_To be done_: List all lines of the data that include the string "this".

_Recorded information_:
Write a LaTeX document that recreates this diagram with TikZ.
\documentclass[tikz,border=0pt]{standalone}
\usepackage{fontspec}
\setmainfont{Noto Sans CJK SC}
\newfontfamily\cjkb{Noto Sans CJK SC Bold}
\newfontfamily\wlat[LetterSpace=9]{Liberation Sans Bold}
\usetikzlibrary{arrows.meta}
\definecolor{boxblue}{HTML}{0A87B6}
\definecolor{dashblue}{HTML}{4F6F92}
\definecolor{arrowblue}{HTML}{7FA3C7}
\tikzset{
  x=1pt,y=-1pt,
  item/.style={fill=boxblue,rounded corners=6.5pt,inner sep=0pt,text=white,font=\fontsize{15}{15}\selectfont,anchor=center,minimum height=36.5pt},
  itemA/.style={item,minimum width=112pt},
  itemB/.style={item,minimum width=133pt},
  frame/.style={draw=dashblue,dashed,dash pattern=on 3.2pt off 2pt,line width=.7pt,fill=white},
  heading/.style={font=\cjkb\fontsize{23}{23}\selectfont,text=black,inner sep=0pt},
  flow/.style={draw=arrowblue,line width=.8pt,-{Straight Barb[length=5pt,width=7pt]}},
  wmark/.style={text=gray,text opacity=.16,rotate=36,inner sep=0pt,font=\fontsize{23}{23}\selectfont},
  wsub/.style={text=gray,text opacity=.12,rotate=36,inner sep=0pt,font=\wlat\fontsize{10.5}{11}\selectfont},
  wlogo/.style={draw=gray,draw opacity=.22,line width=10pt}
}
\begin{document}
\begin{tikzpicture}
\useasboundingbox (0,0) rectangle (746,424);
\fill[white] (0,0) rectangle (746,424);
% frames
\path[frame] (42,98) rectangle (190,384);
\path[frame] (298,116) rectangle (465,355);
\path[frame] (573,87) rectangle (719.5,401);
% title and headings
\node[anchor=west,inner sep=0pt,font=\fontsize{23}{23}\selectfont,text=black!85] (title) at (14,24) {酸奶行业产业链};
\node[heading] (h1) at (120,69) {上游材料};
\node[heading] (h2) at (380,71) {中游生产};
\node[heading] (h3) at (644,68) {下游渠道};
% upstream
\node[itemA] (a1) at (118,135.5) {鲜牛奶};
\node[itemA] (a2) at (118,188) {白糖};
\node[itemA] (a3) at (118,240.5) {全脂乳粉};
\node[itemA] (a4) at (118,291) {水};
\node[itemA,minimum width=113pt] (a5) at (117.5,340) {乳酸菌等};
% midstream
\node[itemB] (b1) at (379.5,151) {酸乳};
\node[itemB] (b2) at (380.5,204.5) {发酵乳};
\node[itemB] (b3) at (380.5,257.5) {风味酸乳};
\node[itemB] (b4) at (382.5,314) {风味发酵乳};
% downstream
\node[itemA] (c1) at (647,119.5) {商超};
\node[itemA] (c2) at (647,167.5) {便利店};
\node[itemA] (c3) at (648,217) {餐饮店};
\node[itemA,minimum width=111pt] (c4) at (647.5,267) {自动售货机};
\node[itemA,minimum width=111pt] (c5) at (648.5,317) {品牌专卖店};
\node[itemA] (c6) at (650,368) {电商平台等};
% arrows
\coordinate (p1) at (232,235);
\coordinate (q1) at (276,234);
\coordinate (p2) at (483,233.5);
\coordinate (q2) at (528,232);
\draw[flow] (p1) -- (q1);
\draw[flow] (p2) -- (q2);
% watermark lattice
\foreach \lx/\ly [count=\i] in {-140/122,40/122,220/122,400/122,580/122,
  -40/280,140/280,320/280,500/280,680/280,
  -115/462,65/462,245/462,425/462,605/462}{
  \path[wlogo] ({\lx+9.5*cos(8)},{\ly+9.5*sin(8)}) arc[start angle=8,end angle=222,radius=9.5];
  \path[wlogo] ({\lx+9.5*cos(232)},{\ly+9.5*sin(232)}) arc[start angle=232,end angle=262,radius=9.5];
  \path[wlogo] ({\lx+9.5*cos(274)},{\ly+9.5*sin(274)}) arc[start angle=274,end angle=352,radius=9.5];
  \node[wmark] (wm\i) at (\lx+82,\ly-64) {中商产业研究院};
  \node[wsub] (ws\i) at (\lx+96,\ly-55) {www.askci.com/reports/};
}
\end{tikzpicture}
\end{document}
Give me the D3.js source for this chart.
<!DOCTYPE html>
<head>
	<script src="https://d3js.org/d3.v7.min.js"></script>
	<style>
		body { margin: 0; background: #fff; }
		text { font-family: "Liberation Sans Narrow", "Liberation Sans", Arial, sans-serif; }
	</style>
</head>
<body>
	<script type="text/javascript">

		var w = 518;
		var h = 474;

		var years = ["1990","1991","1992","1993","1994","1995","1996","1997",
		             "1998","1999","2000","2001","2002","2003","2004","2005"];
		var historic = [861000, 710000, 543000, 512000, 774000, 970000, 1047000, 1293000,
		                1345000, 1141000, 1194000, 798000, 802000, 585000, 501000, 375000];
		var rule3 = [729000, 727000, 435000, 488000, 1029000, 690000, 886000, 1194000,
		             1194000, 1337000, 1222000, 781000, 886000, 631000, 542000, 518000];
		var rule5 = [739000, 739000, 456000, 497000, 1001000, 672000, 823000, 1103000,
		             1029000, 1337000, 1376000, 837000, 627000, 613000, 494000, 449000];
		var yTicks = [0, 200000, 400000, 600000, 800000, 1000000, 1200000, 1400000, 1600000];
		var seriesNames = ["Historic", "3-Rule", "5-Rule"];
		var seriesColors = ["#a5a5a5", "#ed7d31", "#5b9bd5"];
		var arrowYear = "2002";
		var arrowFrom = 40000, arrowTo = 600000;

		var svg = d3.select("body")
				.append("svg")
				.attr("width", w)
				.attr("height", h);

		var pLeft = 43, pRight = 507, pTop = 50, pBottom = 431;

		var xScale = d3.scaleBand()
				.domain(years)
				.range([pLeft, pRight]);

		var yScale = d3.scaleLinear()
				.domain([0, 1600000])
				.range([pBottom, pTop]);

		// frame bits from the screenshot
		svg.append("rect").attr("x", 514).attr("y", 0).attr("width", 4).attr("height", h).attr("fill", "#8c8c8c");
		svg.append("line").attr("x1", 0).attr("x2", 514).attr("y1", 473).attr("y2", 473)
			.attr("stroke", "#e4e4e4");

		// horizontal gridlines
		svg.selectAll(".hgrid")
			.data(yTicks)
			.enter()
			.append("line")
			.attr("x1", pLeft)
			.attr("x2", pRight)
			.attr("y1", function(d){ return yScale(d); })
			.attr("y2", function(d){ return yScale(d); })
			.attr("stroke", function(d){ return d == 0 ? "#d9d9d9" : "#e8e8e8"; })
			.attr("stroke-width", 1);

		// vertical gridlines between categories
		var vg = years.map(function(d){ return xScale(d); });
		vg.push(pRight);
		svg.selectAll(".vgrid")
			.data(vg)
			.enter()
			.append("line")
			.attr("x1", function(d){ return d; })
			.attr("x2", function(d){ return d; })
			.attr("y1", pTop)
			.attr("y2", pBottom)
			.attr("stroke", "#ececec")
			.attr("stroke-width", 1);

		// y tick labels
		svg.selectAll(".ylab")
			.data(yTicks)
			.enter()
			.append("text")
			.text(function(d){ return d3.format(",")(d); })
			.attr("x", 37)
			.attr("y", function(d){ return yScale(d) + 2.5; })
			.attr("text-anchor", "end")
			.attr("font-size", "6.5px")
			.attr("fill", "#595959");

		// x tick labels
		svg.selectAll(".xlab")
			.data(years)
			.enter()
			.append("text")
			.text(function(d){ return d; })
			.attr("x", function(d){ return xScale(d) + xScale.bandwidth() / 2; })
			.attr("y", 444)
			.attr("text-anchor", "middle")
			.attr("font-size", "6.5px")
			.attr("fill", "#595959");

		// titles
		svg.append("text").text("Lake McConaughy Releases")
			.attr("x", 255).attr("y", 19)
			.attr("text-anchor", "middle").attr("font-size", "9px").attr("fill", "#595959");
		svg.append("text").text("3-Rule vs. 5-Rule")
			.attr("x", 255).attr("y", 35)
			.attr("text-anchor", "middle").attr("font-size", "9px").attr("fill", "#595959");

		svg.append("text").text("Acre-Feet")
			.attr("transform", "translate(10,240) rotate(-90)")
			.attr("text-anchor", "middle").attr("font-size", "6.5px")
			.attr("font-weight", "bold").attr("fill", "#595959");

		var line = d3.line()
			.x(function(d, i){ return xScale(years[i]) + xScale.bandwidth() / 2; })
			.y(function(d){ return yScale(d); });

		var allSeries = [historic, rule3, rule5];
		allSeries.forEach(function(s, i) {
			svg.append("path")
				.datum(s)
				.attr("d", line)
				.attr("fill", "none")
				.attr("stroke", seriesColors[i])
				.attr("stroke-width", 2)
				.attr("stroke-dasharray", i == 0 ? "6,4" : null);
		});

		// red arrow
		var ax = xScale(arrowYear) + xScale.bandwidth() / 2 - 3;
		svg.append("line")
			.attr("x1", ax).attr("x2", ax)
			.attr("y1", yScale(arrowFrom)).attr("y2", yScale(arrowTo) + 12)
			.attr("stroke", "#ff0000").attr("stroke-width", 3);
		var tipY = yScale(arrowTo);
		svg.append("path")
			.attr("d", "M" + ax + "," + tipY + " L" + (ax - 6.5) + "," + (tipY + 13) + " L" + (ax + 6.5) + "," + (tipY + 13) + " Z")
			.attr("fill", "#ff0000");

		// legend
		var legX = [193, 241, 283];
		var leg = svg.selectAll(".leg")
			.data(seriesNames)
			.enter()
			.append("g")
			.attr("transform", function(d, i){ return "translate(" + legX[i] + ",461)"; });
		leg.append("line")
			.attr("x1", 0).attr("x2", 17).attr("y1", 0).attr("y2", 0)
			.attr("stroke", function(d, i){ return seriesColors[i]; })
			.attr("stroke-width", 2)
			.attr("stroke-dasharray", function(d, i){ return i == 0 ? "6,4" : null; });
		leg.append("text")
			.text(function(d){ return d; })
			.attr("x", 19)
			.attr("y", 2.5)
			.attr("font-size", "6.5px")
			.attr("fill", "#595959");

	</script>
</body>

_Final result_:
Write a LaTeX document that recreates this diagram with TikZ.
Give me the D3.js source for this chart.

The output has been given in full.